Hogarth, thanks for the text.
382.1 (1) A person is guilty of an indictable offence and liable to imprisonment for a term not exceeding ten years who, directly or indirectly, buys or sells a security, knowingly using inside information that they
(a) possess by virtue of being a shareholder of the issuer of that security;
(b) possess by virtue of, or obtained in the course of, their business or professional relationship with that issuer;
(c) possess by virtue of, or obtained in the course of, a proposed takeover or reorganization of, or amalgamation, merger or similar business combination with, that issuer;
(d) possess by virtue of, or obtained in the course of, their employment, office, duties or occupation with that issuer or with a person referred to in paragraphs (a) to (c); or
(e) obtained from a person who possesses or obtained the information in a manner referred to in paragraphs (a) to (d).
Marginal note:Tipping
(2) Except when necessary in the course of business, a person who knowingly conveys inside information that they possess or obtained in a manner referred to in subsection (1) to another person, knowing that there is a risk that the person will use the information to buy or sell, directly or indirectly, a security to which the information relates, or that they may convey the information to another person who may buy or sell such a security, is guilty of
(a) an indictable offence and liable to imprisonment for a term not exceeding five years; or
(b) an offence punishable on summary conviction.
Note 382.1 (1):
“buys or sells a security, knowingly using inside information that they”
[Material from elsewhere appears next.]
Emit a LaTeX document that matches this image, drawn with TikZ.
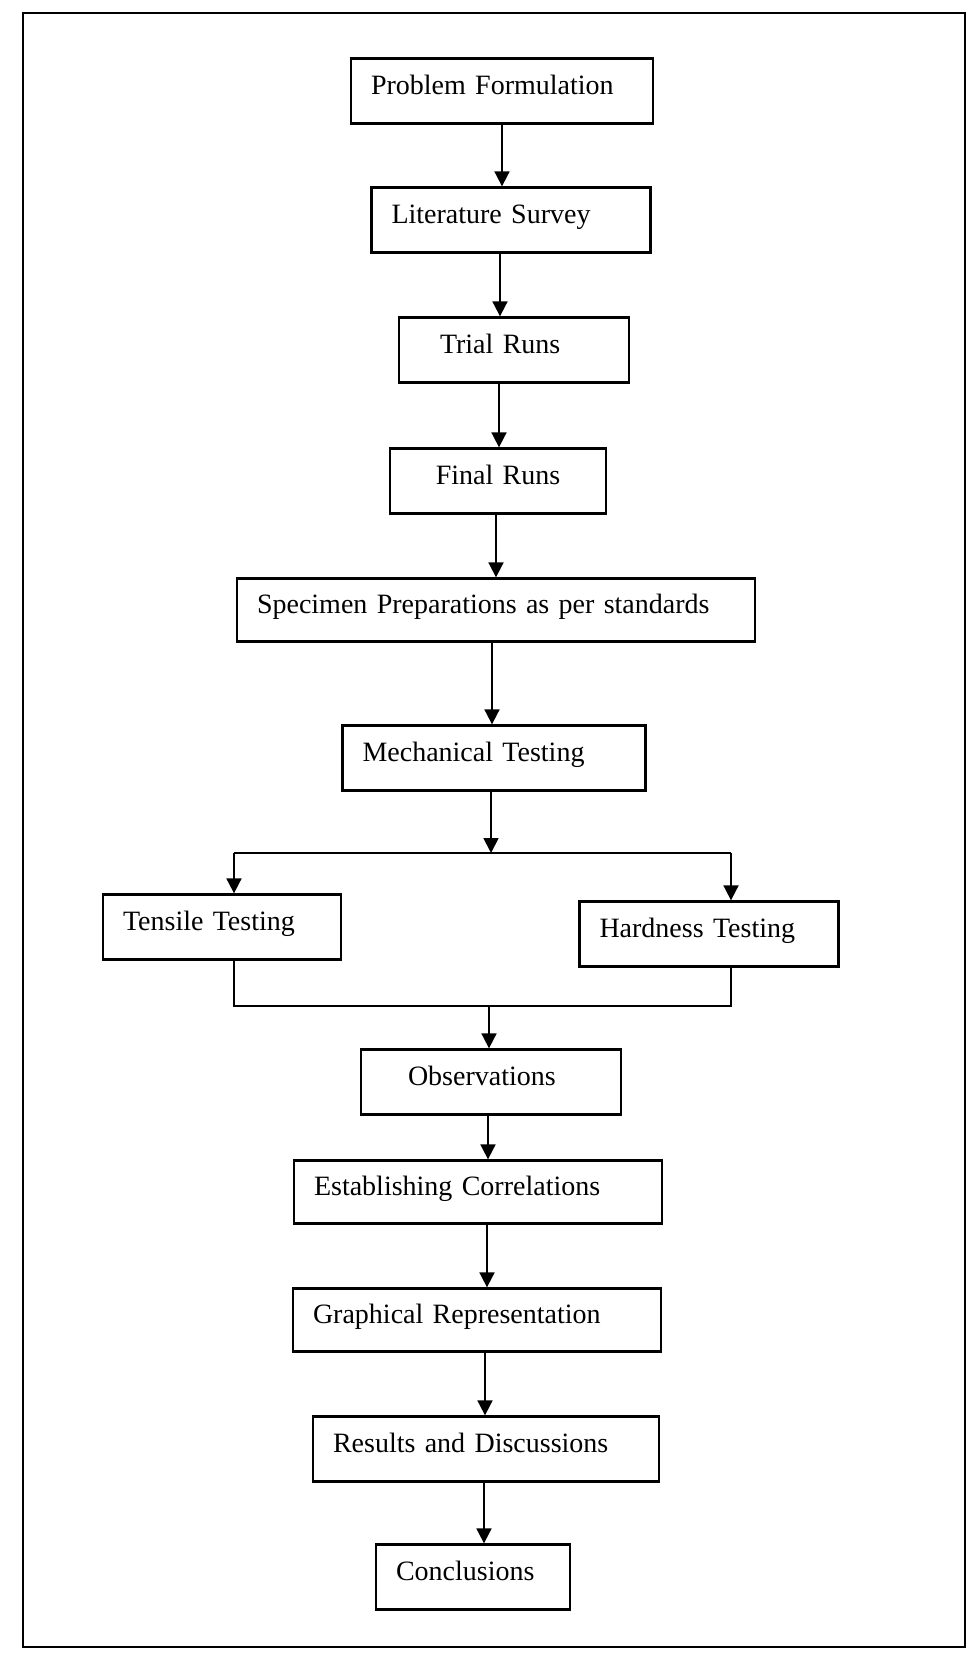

“possess by virtue of being a shareholder of the issuer of that security” OR
“possess by virtue of, or obtained in the course of, their business or professional relationship with that issuer” OR
“obtained in the course of, a proposed takeover or reorganization of, or amalgamation, merger or similar business combination with, that issuer” OR
“obtained in the course of, their employment, office, duties or occupation with that issuer” OR
“obtained from a person who possesses or obtained the information in a manner referred to in paragraphs (a) to (d).”
Note that it specifies trading a security based on info obtained through dealing with the issuer of that security. It doesn’t prohibit trading the security of another issuer you haven’t dealt with or cases where you didn’t get the info from someone who dealt with the issuer whose security is traded on based on insider info.
382.1 (2) comports an ambiguity. It says: “use the information to buy or sell, directly or indirectly, a security to which the information relates”
What does “relates” mean? How broadly is it interpreted? If narrowly construed, then only stock and other financial instruments of the issuer the insider is inside of are covered by the prohibition.
If we interpret 382.1(2) by looking at 382.1(1), then the narrow interpretation should prevail. Otherwise, it would mean that an insider in company A who got insider info which will affect company B (without being a company B insider) can trade on company B but may not tip someone to trade on company B.
Although I see that 382.1(1) b) would make my supplier scenario illegal since it’s info gained in the course of their business with the issuer.
Piper,
I do see your point. There is some ambiguity concerning insider trading laws. Are they there to protect people who are owed a fiduciary duty and/or have a relationship of trust and confidence with the insider or are they to serve the interest of society as a whole (to the extent they aim to, anyway)?